The period of 1989 to 1991 has seen significant rapid changes in history of the world
generally and of the Europe specifically like demolition of the Berlin Wall and reunification
of Germany; ending of Warsaw Pact and disintegration of Soviet Union; and emergence of
pro-market-economy and pro-democracy receptiveness, are to name a few. In the wake of
the same events, in spite of making NATO, a defunct organisation, it was considered to
enhance the presence of NATO ever than before. The Gulf War of 1991, Balkan crisis, and
the issue of Weapons of Mass Destruction (WMD) were seen through the glasses of a
hypothesis of Samuel P. Huntington ‘The Clash of Civilizations’, rather than as ‘relics of the
Cold War’. Resultantly, the benefactors of the post-Cold War era called for a “Peace
Dividend” especially in shape of extension of NATO in the Eastern European countries. The
peace dividend was got in form of the PfP, which is also ‘a primary link’ of a country to
NATO whether or not to join the latter. As a result, today there are 27 partner countries in
the PfP. Seven of these are the Eastern European countries (Bulgaria, Estonia, Latvia,
Lithuania, Romania, Slovakia and Slovenia), which are poised now to join NATO by the time
of its next Summit in May 2004, after having met the required prerequisites for obtaining its
full-fledge membership to seek security under Article 5.

In this backdrop, the NATO’s PfP for Pakistan is a bi-faceted gateway for access: First, an
offer of ‘a preparatory phase’, if she wants to join in future; and secondly, an offer of
provision of ‘a primary link’, even if she does not want to join in future.

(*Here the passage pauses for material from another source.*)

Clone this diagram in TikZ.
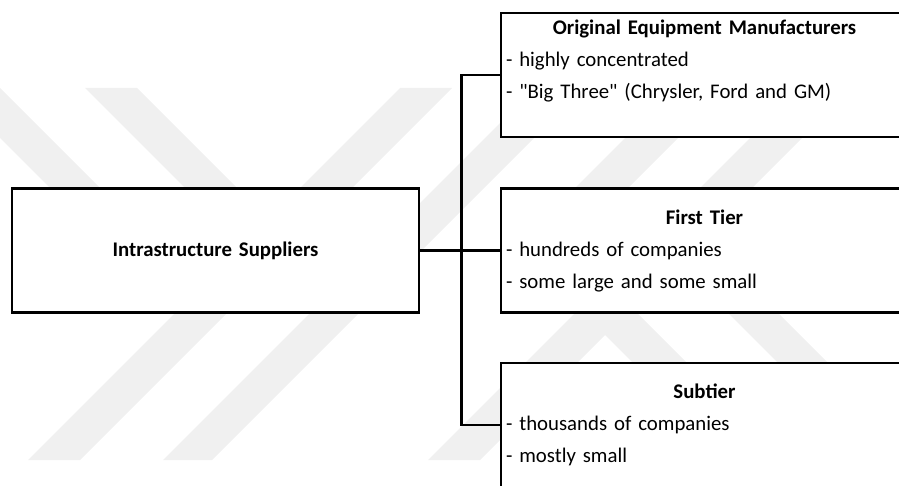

These offers are
offered in lieu of Pakistan’s past track record for peace-keeping under the UN mandate.

Acceptance of the NATO’s PfP will have far-reaching implications for the world and the
region generally as well as Pakistan especially.  

In the international context, NATO is not a military arm of the UN but a Euro-centric
institution—a regional organisation for a specific objective. With a shift in its objective from
‘Transatlantic’ to ‘Transcontinental’ dimension, it is becoming more powerful than the UN.
For that matter it has adopted ‘expansion first and UN mandate later’ approach as a
justification of the shift in its objective. Various Islamic countries like Qatar, Jordan, Kuwait,
Egypt and Tunisia have encouraged such a shift by conveying their intentions to join
NATO. After having played its role in Afghanistan, NATO plans to go into Iraq this summer.
These are, in fact, the wrong messages being aired to the world that NATO is more
powerful and effective than the UN. The same will undermine the very reason of existence
of the UN, as an international body. Secondly, NATO portrays an image of a US-arm, who is
its major economic donor. In other words, democracy gets lesser role in its decision making
than the US-pressure. Where the Europeans cannot have their say materialized, not to
think of Pakistan’s standing in any future decision making at the platform of NATO.

In the regional context, China remained a ‘time-tested’ friend of Pakistan; the Chinese will
see joining of Pakistan in the PfP of NATO as a promotion of ‘isolation of China policy’. To
leave ‘a proven and reachable friend’ while to rely on ‘a new and far friend’ will not be a
plausible formula, as history predicts. Secondly, by including both India and Pakistan in the
PfP, if NATO and the USA want to avert another military stand-off or even war in future
between the two nuclear rivals, it is better to help resolve the reason, that is, contentious
issue of Kashmir.

In the national context, sovereignty of Pakistan is a fundamental concern vis-à-vis the aims
of the PfP. Within the context of the aims is introduction of reforms in the defence institution
and enabling the country to withstand the social and material implications of such reforms.
Pakistan is not a country like one of the Eastern European countries that remain
subjugated under the Communist rule and now finds it hard to cope with the calls of the new
realities. Secondly, Pakistan is not Turkey that is aspiring to join European Union (EU) and
consequently is ready to compromise at all levels. Thirdly, Pakistan is not a Middle-Eastern
country with an underdeveloped defence infrastructure and which rely on other countries
for its defence, as witnessed in the Gulf War of 1991. To that reference Machiavelli (1467-
1527) wrote in ‘The Prince’ that whoever contributed towards advancement of another
power ruined his own.

Pakistan considers the UN an international body to get solved the issues; China a friend in
adversity; Kashmir a major dispute with India; and internal and external sovereignty a vital
matter. Hence, Pakistan may join the PfP of NATO, along with other countries of the world,
after the latter becomes a recognised arm of the UN. In a nutshell, ‘acquisition of the UN’s
mandate first and Pakistan’s inclusion later’ would be a plausible answer of Pakistan on the
question of joining the PfP of NATO in future.